さまざまな資料を見ていて、中小企業が抱えている課題に必ず社会保険料負担が重荷であることが出てきます。人材の確保が事業や企業継続に必要ですが、正社員を雇うと必然的に社会保険料が上乗せされて負担感があります。これがあるから正社員の雇用をためらってしまうと、中小企業向けのアンケート調査にはっきり表れています。そのことを何とか支援したいとの思いでこの法案を後藤祐一衆院議員と一緒に作成しました。
法人税の減税は、税額控除と言って法人税の軽減が中心で、もともと赤字で法人税を払わない会社はその恩恵にあずかれない。しかし、社会保険料は赤字企業であろうが黒字企業であろうがみんな同じように負担します。そこで、特に技術を持っていて将来性はあるけれども赤字だったり、黒字でも正社員の雇用に二の足を踏んでいるところを何とか救えないかというのが法案作成の直接的な動機です。
対象は、法律が施行された後5年以内に新たに正社員を雇った中小企業に限りました。成果がどれくらいあるのかを確認するためです。

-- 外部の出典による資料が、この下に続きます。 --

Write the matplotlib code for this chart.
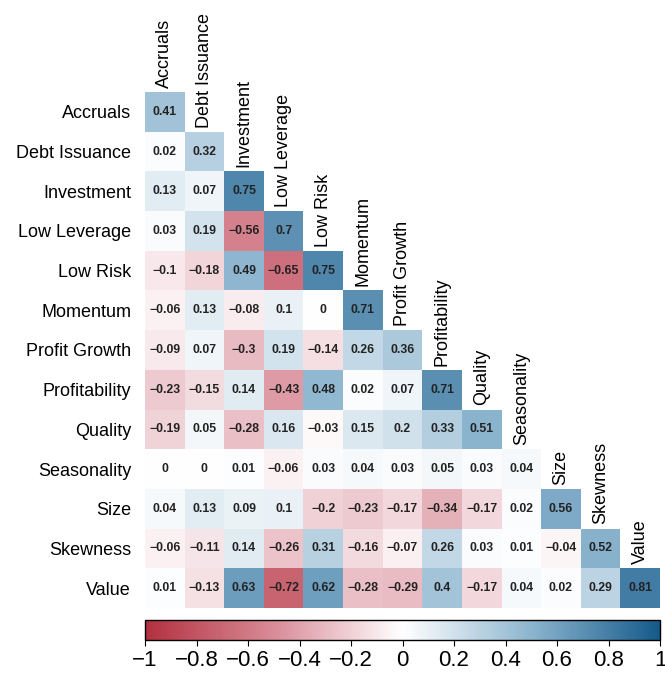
import numpy as np
import matplotlib
matplotlib.use("Agg")
import matplotlib.pyplot as plt
from matplotlib.colors import LinearSegmentedColormap

plt.rcParams['font.family'] = ['Liberation Sans', 'DejaVu Sans']

factors = ['Accruals', 'Debt Issuance', 'Investment', 'Low Leverage', 'Low Risk',
           'Momentum', 'Profit Growth', 'Profitability', 'Quality', 'Seasonality',
           'Size', 'Skewness', 'Value']

# lower triangle incl. diagonal, row by row
corr_rows = [
    [0.41],
    [0.02, 0.32],
    [0.13, 0.07, 0.75],
    [0.03, 0.19, -0.56, 0.7],
    [-0.1, -0.18, 0.49, -0.65, 0.75],
    [-0.06, 0.13, -0.08, 0.1, 0, 0.71],
    [-0.09, 0.07, -0.3, 0.19, -0.14, 0.26, 0.36],
    [-0.23, -0.15, 0.14, -0.43, 0.48, 0.02, 0.07, 0.71],
    [-0.19, 0.05, -0.28, 0.16, -0.03, 0.15, 0.2, 0.33, 0.51],
    [0, 0, 0.01, -0.06, 0.03, 0.04, 0.03, 0.05, 0.03, 0.04],
    [0.04, 0.13, 0.09, 0.1, -0.2, -0.23, -0.17, -0.34, -0.17, 0.02, 0.56],
    [-0.06, -0.11, 0.14, -0.26, 0.31, -0.16, -0.07, 0.26, 0.03, 0.01, -0.04, 0.52],
    [0.01, -0.13, 0.63, -0.72, 0.62, -0.28, -0.29, 0.4, -0.17, 0.04, 0.02, 0.29, 0.81],
]
cbar_ticks = [-1, -0.8, -0.6, -0.4, -0.2, 0, 0.2, 0.4, 0.6, 0.8, 1]

n = len(factors)
mat = np.full((n, n), np.nan)
for i, row in enumerate(corr_rows):
    mat[i, :len(row)] = row
mat = np.ma.masked_invalid(mat)

cmap = LinearSegmentedColormap.from_list(
    'rb', ['#b3303f', '#d98c98', '#ffffff', '#8db5cf', '#155a8a'])

W, H = 665, 675
fig = plt.figure(figsize=(W / 100, H / 100), dpi=100)
ax = fig.add_axes([145 / W, 1 - 608 / H, 515 / W, 516 / H])
mesh = ax.pcolormesh(np.arange(n + 1) - 0.5, np.arange(n + 1) - 0.5, mat,
                     cmap=cmap, vmin=-1, vmax=1)
ax.set_xlim(-0.5, n - 0.5)
ax.set_ylim(n - 0.5, -0.5)
for s in ax.spines.values():
    s.set_visible(False)
ax.set_xticks([])
ax.set_yticks(range(n))
ax.set_yticklabels(factors, fontsize=13)
ax.tick_params(axis='y', length=0, pad=10)

for i in range(n):
    for j in range(i + 1):
        v = mat[i, j]
        ax.text(j, i, f"{v:g}".replace('-', '\u2212'), ha='center', va='center',
                fontsize=8.8, fontweight='bold', color='#222222')
    ax.annotate(factors[i], xy=(i, i - 0.5), xytext=(0, 3), textcoords='offset points',
                rotation=90, ha='center', va='bottom', fontsize=13)

cax = fig.add_axes([145 / W, 1 - 640 / H, 515 / W, 20 / H])
cb = fig.colorbar(mesh, cax=cax, orientation='horizontal', ticks=cbar_ticks)
cb.outline.set_linewidth(1.0)
cb.ax.tick_params(labelsize=16, length=4, width=0.8, pad=3)
cb.ax.set_xticklabels([f"{t:g}".replace('-', '\u2212') for t in cbar_ticks])

fig.savefig('out.png', dpi=100)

ただ雇い入れただけではなく、それまで正社員が10人いたとしたらそれを12人にするとか15人にするとか積極的に事業展開しようという意欲のある会社が対象になっています。例えば、はじめに正社員が10人いて、5人を解雇して、新たに3人雇ったという場合は対象外です。支給期間は10年間。2018年の4月に雇い入れた場合には2028年までとなります。
なぜ、われわれがこの法案を強く推すのか。中小企業が本当に優秀な人材を正社員として確保できれば、図のように、中小企業、働く人、そして地域社会にとっても良い。うまくいけば、まさに3者に利益のあるウィンウィンウィンの関係が成り立つのが、この法案だとわれわれは確信しています。
本施策は申請ベースであるため、予算の無駄遣いが生じないことも特徴です。利用者が少なければそれだけ持ち出しは少ないですし、多ければ見返りがあります。この法案を地元で紹介しても悪く言う人はいません。ぜひ、民進党の看板政策として掲げていきたいです。